The possibility of presidential elections in the Democratic Republic of the Congo (DRC) in 2017 is extremely unlikely amid mounting political tensions and frustrations over President Joseph Kabila’s ongoing backsliding that has seen him repeatedly renege on commitments and promises. This has included his failure to uphold the Congolese Constitution by staying in power beyond the 20 December 2016 deadline; failing to uphold the conditions of the political accord struck with the opposition (the Rassemblement) on 31 December 2016; and his denial of making promises under such an accord. While Kabila has continued with this near deliberate political regression, he has been able to consolidate his political gains on the back of a fractious Rassemblement, the increase in sporadic yet highly violent conflict, and an under-resourced election body.
Presidential elections were initially meant to be held in 2016, with the 31 December accord stipulating that they occur in 2017. Facilitated by the Conférence Episcopale Nationale du Congo (CENCO) mediators, this accord allowed Kabila to remain in power beyond the end of his term, provided he comply with a set of conditions, which include setting a date for the next elections. The DRC’s National Independent Electoral Commission (CENI) says it is behind on voter registration and is too under-resourced to hold elections this year and, despite United Nations (UN) assistance, election registration is not complete. The process has been slow and was delayed in the Kasai region due to growing unrest, but in late July CENI president, Corneille Nangaa, said the security situation had “normalised to allow for a revision of the electoral register” in Kasai. CENI maintains that 35 million out of 41 million expected voters have already registered.
Violence in the Kasai region flared up in August 2016 when Kamuina Nsapu, a customary chief, was killed by the Congolese army, the Forces Armées de la République démocratique du Congo (FARDC). The Kamuina Nsapu militia retaliated with widespread atrocities and child recruitment. Tensions soared in with the discovery of 42 mass graves by UN groups in April 2017 and this particular conflict has seen over 1.3 million displaced within the DRC, with thousands fleeing across its borders. The complexities of Kasai have a ripple effect on developments in Kinshasa and across the Congo as it is the regional stronghold of late opposition leader Étienne Tshiseki’s political party, the Union for Democracy and Social Progress (UDPS). Before his death at 84 in February, Tshisekedi held the political opposition together with his son and successor, Felix, said to be “struggling to unite the opposition parties to rally behind him.”

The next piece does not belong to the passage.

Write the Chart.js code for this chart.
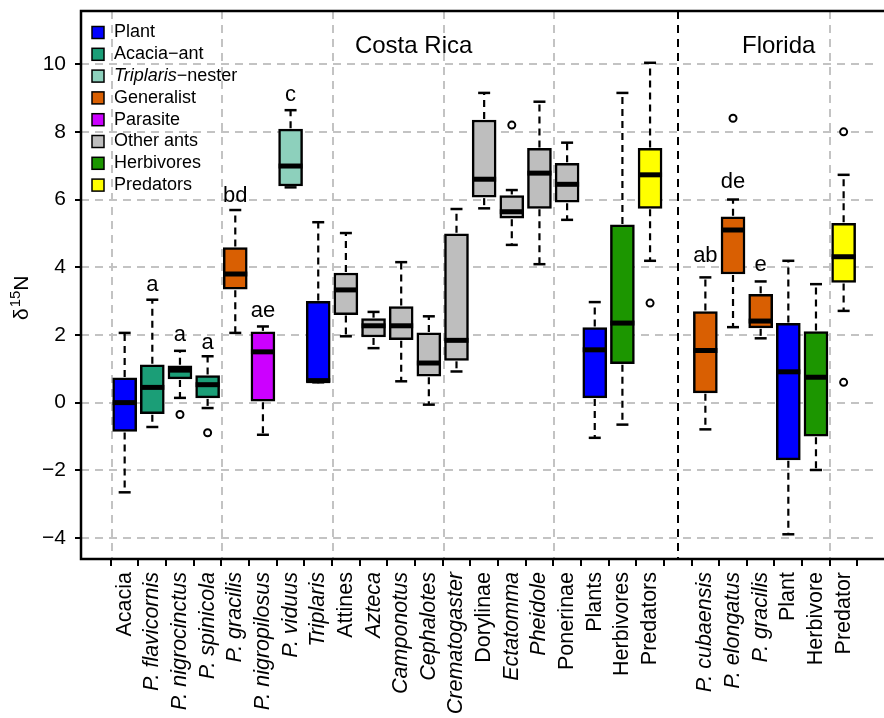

This weakening has also bolstered Kabila as he has benefited from a divided opposition. With Moise Katumbi in exile (fleeing false criminal charges), Tshisekedi’s death, and ignoring the stipulations of the political accord by appointing two new Prime Ministers in succession during 2017 (when it had been agreed that the Rassemblement would nominate its choice for the role), he has continued to hold the country to political ransom.
Despite the current political disarray, the Rassemblement met in late July and decided to intensify strikes and demonstrations, with a civil disobedience campaign planned for October 2017. It is demanding that Kabila must agree to an election date by the end of September, or it will no longer recognise him as president from October onwards. However, these actions are unlikely to yield results with a heavy-handed security response clearly evident when police arrested over 100 protestors across the DRC after a protest on 31 July. Hence, a cycle of protests and a growing security crackdowns is likely with the CENI’s expressed inability to hold elections by the end of this year effectively buying Kabila more time to strategise on his political survival. Given reports that the DRC government spent US$4 million on an Israeli lobbying firm which, via former US senator Bob Dole, lobbied the Trump administration to end sanctions on high-ranking Congolese officials, it seems that Kabila is playing a long game and that further manipulation of the country’s constitution and electoral processes may be on the cards.
In the meantime, the compound effects of violence and the economy’s regression are hitting the population hard. The Congolese franc has lost half its value in the past year alone, fuel prices have increased, commodity prices have slumped, and food prices have spiked. Some civil servants (teachers, soldiers, doctors) have not been paid in months.
With Kabila due to visit South Africa in early August, as part of the Southern African Development Community (SADC) summit in Pretoria, some are hopeful that SADC member states could persuade him to set a date for the elections, based on a review of the security implications of a potential power vacuum. However, there are serious doubts that Kabila is willing to negotiate on his own ambitions and the bona fides of any of his commitments are highly questionable at present.